Create integration-focused documentation that maps common developer use cases to the specific combination of microservices required, with end-to-end workflow guides.
1. Interview integration partners to identify their top five use cases. 2. Map each use case to the specific microservices involved in fulfilling it. 3. Create sequence diagrams showing service-to-service communication for each use case. 4. Write step-by-step integration guides that walk through authentication, service calls, and error handling. 5. Build a getting started guide that helps developers identify which services they need before diving into reference docs. 6. Create a sandbox environment guide so developers can test integrations safely.
Integration partners achieve their first successful API call 50% faster. Support escalations from integration developers decrease significantly. Partners build more robust integrations because they understand the full service interaction model.

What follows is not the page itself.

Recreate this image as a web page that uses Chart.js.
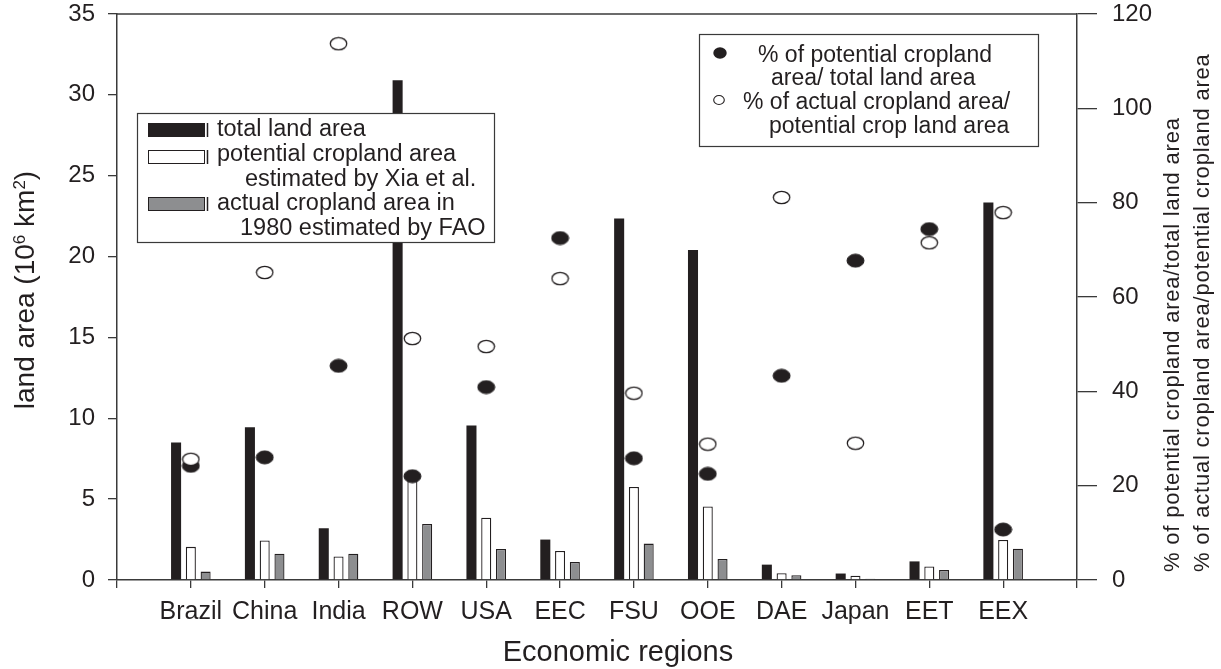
<!DOCTYPE html>
<html lang="en">
<head>
  <meta charset="UTF-8" />
  <title>Land area by economic region</title>
  <script src="https://cdn.jsdelivr.net/npm/chart.js@4.4.1/dist/chart.umd.min.js"></script>
  <style>
    html, body { margin: 0; padding: 0; background: #fff; }
    #wrap { width: 1221px; height: 669px; }
  </style>
</head>
<body>
  <div id="wrap"><canvas id="landChart" width="1221" height="669"></canvas></div>

  <script>
    // values (10^6 km2 and %)
    const regions = ['Brazil', 'China', 'India', 'ROW', 'USA', 'EEC', 'FSU', 'OOE', 'DAE', 'Japan', 'EET', 'EEX'];
    const totalLand     = [8.5, 9.45, 3.2, 30.9, 9.55, 2.5, 22.35, 20.4, 0.95, 0.4, 1.15, 23.35];
    const potentialCrop = [2.05, 2.45, 1.45, 6.6, 3.85, 1.8, 5.75, 4.55, 0.42, 0.27, 0.84, 2.47];
    const actualCrop    = [0.52, 1.62, 1.62, 3.46, 1.92, 1.12, 2.25, 1.3, 0.3, 0.08, 0.62, 1.94];
    const pctPotential  = [24.2, 26.0, 45.4, 22.0, 40.9, 72.5, 25.8, 22.5, 43.3, 67.7, 74.4, 10.7];
    const pctActual     = [25.6, 65.2, 113.7, 51.2, 49.5, 63.9, 39.6, 28.8, 81.1, 29.0, 71.5, 77.9];
    const landTicks = { min: 0, max: 35, step: 5 };
    const pctTicks = { min: 0, max: 120, step: 20 };

    const FONT = "'Liberation Sans', Arial, Helvetica, sans-serif";
    const INK = '#231f20';
    const AXIS = '#3a3a3a';
    const GREY = '#8d8e90';

    // empty slot at each end so the axis runs one category past Brazil and EEX
    const labels = ['', ...regions, ''];
    const pad = arr => [null, ...arr, null];

    // the printed markers are slightly wider than tall
    function ellipseMarker(w, h, fill, stroke, lw) {
      const c = document.createElement('canvas');
      c.width = w;
      c.height = h;
      const g = c.getContext('2d');
      g.beginPath();
      g.ellipse(w / 2, h / 2, w / 2 - lw, h / 2 - lw, 0, 0, Math.PI * 2);
      g.fillStyle = fill;
      g.fill();
      g.lineWidth = lw;
      g.strokeStyle = stroke;
      g.stroke();
      return c;
    }
    const filledDot = ellipseMarker(19, 15, INK, INK, 1);
    const openDot = ellipseMarker(19, 15, '#ffffff', INK, 1.3);

    function text(ctx, str, x, y, size) {
      ctx.font = size + 'px ' + FONT;
      ctx.fillText(str, x, y);
    }

    // fixed frame: plot runs from y=14 to y=580, x=117 to x=1077
    function fixVertical(width) {
      return s => {
        s.width = width;
        s.paddingTop = 14;
        s.paddingBottom = 0;
      };
    }

    const decor = {
      id: 'decor',
      afterDraw(chart) {
        const { ctx, chartArea: a } = chart;
        ctx.save();
        ctx.strokeStyle = AXIS;
        ctx.fillStyle = INK;
        ctx.lineWidth = 1.5;

        // top of the frame
        ctx.beginPath();
        ctx.moveTo(a.left, a.top);
        ctx.lineTo(a.right, a.top);
        ctx.stroke();

        // bar legend
        ctx.fillStyle = '#fff';
        ctx.fillRect(137, 113, 357, 129);
        ctx.lineWidth = 1.2;
        ctx.strokeRect(137.5, 113.5, 357, 129);
        const swatches = [[123, INK], [150, '#fff'], [197, GREY]];
        swatches.forEach(([y, col]) => {
          ctx.fillStyle = col;
          ctx.fillRect(148, y, 57, 14);
          ctx.strokeStyle = INK;
          ctx.lineWidth = 1;
          ctx.strokeRect(148.5, y + 0.5, 56, 13);
          ctx.lineWidth = 1.5;
          ctx.beginPath();
          ctx.moveTo(207.5, y);
          ctx.lineTo(207.5, y + 14);
          ctx.stroke();
        });
        ctx.fillStyle = INK;
        ctx.textAlign = 'left';
        ctx.textBaseline = 'alphabetic';
        text(ctx, 'total land area', 217, 136, 23.5);
        text(ctx, 'potential cropland area', 217, 161, 23.5);
        text(ctx, 'estimated by Xia et al.', 245, 186, 23.5);
        text(ctx, 'actual cropland area in', 217, 210, 23.5);
        text(ctx, '1980 estimated by FAO', 240, 235, 23.5);

        // percentage legend
        ctx.fillStyle = '#fff';
        ctx.fillRect(699, 34, 339, 112);
        ctx.strokeStyle = AXIS;
        ctx.lineWidth = 1.2;
        ctx.strokeRect(699.5, 34.5, 339, 112);
        ctx.fillStyle = INK;
        ctx.beginPath();
        ctx.ellipse(720, 53, 6.7, 5.8, 0, 0, Math.PI * 2);
        ctx.fill();
        ctx.fillStyle = '#fff';
        ctx.strokeStyle = INK;
        ctx.lineWidth = 1.1;
        ctx.beginPath();
        ctx.ellipse(719, 100, 5.3, 4.5, 0, 0, Math.PI * 2);
        ctx.fill();
        ctx.stroke();
        ctx.fillStyle = INK;
        text(ctx, '% of potential cropland', 758, 62, 23);
        text(ctx, 'area/ total land area', 771, 85, 23);
        text(ctx, '% of actual cropland area/', 743, 109, 23);
        text(ctx, 'potential crop land area', 769, 133, 23);

        // x title
        ctx.textAlign = 'center';
        text(ctx, 'Economic regions', 618, 661, 29);

        // left title with superscripts
        const parts = [['land area (10', 28, 0], ['6', 17, -9], [' km', 28, 0], ['2', 17, -9], [')', 28, 0]];
        ctx.save();
        ctx.translate(34, 290);
        ctx.rotate(-Math.PI / 2);
        ctx.textAlign = 'left';
        let total = 0;
        parts.forEach(p => { ctx.font = p[1] + 'px ' + FONT; total += ctx.measureText(p[0]).width; });
        let x = -total / 2;
        parts.forEach(p => {
          ctx.font = p[1] + 'px ' + FONT;
          ctx.fillText(p[0], x, p[2]);
          x += ctx.measureText(p[0]).width;
        });
        ctx.restore();

        // right titles, reading upwards
        ctx.textAlign = 'left';
        ctx.letterSpacing = '0.8px';
        [[1179, '% of potential cropland area/total land area'],
         [1209, '% of actual cropland area/potential cropland area']].forEach(([tx, t]) => {
          ctx.save();
          ctx.translate(tx, 572);
          ctx.rotate(-Math.PI / 2);
          text(ctx, t, 0, 0, 22);
          ctx.restore();
        });
        ctx.restore();
      }
    };

    const ctx = document.getElementById('landChart').getContext('2d');
    new Chart(ctx, {
      type: 'bar',
      data: {
        labels: labels,
        datasets: [
          {
            label: 'total land area',
            data: pad(totalLand),
            backgroundColor: INK,
            borderWidth: 0,
            yAxisID: 'y',
            order: 2
          },
          {
            label: 'potential cropland area estimated by Xia et al.',
            data: pad(potentialCrop),
            backgroundColor: '#ffffff',
            borderColor: INK,
            borderWidth: 1.3,
            yAxisID: 'y',
            order: 2
          },
          {
            label: 'actual cropland area in 1980 estimated by FAO',
            data: pad(actualCrop),
            backgroundColor: GREY,
            borderColor: INK,
            borderWidth: 1.3,
            yAxisID: 'y',
            order: 2
          },
          {
            type: 'line',
            label: '% of potential cropland area/ total land area',
            data: pad(pctPotential),
            yAxisID: 'y2',
            showLine: false,
            pointStyle: filledDot,
            pointRadius: 8,
            order: 1
          },
          {
            type: 'line',
            label: '% of actual cropland area/ potential crop land area',
            data: pad(pctActual),
            yAxisID: 'y2',
            showLine: false,
            pointStyle: openDot,
            pointRadius: 8,
            order: 0
          }
        ]
      },
      options: {
        responsive: false,
        animation: false,
        devicePixelRatio: 1,
        categoryPercentage: 0.6,
        barPercentage: 0.68,
        layout: { padding: 0 },
        plugins: {
          legend: { display: false },
          tooltip: { enabled: false }
        },
        scales: {
          x: {
            type: 'category',
            offset: false,
            grid: { offset: false, drawOnChartArea: false, drawTicks: true, tickLength: 8, color: AXIS, lineWidth: 1.3 },
            border: { display: true, color: AXIS, width: 1.5 },
            ticks: { autoSkip: false, maxRotation: 0, padding: 9, color: INK, font: { family: FONT, size: 25 } },
            afterFit: s => { s.height = 89; }
          },
          y: {
            position: 'left',
            min: landTicks.min,
            max: landTicks.max,
            grid: { drawOnChartArea: false, drawTicks: true, tickLength: 9, color: AXIS, lineWidth: 1.3 },
            border: { display: true, color: AXIS, width: 1.5 },
            ticks: { stepSize: landTicks.step, padding: 13, color: INK, font: { family: FONT, size: 24 } },
            afterFit: fixVertical(117)
          },
          y2: {
            position: 'right',
            min: pctTicks.min,
            max: pctTicks.max,
            grid: { drawOnChartArea: false, drawTicks: true, tickLength: 20, color: AXIS, lineWidth: 1.3 },
            border: { display: true, color: AXIS, width: 1.5 },
            ticks: { stepSize: pctTicks.step, padding: 15, color: INK, font: { family: FONT, size: 24 } },
            afterFit: fixVertical(144)
          }
        }
      },
      plugins: [decor]
    });
  </script>
</body>
</html>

When different microservices release on independent schedules, documentation teams struggle to maintain accurate version-specific documentation. Users on older service versions cannot find relevant documentation.
Implement service-level documentation versioning that decouples each service's documentation lifecycle from other services, allowing independent version management.
1. Establish a versioning convention aligned with each service's semantic versioning scheme. 2. Configure the documentation platform to support per-service version selectors rather than a single platform-wide version. 3. Create a deprecation documentation process that marks outdated service versions with clear sunset dates. 4. Build a compatibility matrix document showing which service versions work together. 5. Set up automated alerts when a service version is deprecated to trigger documentation archival. 6. Maintain a migration guide for each major service version upgrade.
Users on any service version can find accurate, version-specific documentation. Documentation team manages versions efficiently without duplicating entire doc sets. Migration guides reduce upgrade friction and decrease support requests during major service updates.
Organize your documentation repository and portal navigation to reflect the actual microservice architecture. When documentation structure matches the system structure, writers, developers, and users all navigate intuitively. This alignment also makes it easier to identify documentation gaps when new services are added.
Assign explicit documentation ownership to each microservice, ideally embedding a documentation responsibility within the service team. This ensures documentation updates happen alongside code changes rather than as an afterthought. Clear ownership prevents documentation from becoming orphaned when teams reorganize.
Microservices communicate through APIs and events, creating implicit contracts between services. Documentation teams must capture these contracts clearly, including request and response schemas, authentication requirements, rate limits, and versioning policies. This is often more valuable to users than individual service reference docs.
Leverage automation to keep API reference documentation synchronized with microservice code using tools like OpenAPI, AsyncAPI, or GraphQL schema introspection. Reserve human writing effort for conceptual guides, tutorials, and use case documentation that automation cannot produce. This hybrid approach maximizes accuracy and quality simultaneously.
Individual service documentation is necessary but insufficient. Users need a high-level view of how all microservices fit together to solve business problems. Architecture overview documentation bridges the gap between detailed service docs and user understanding of the complete system. This is especially critical for onboarding new developers and integration partners.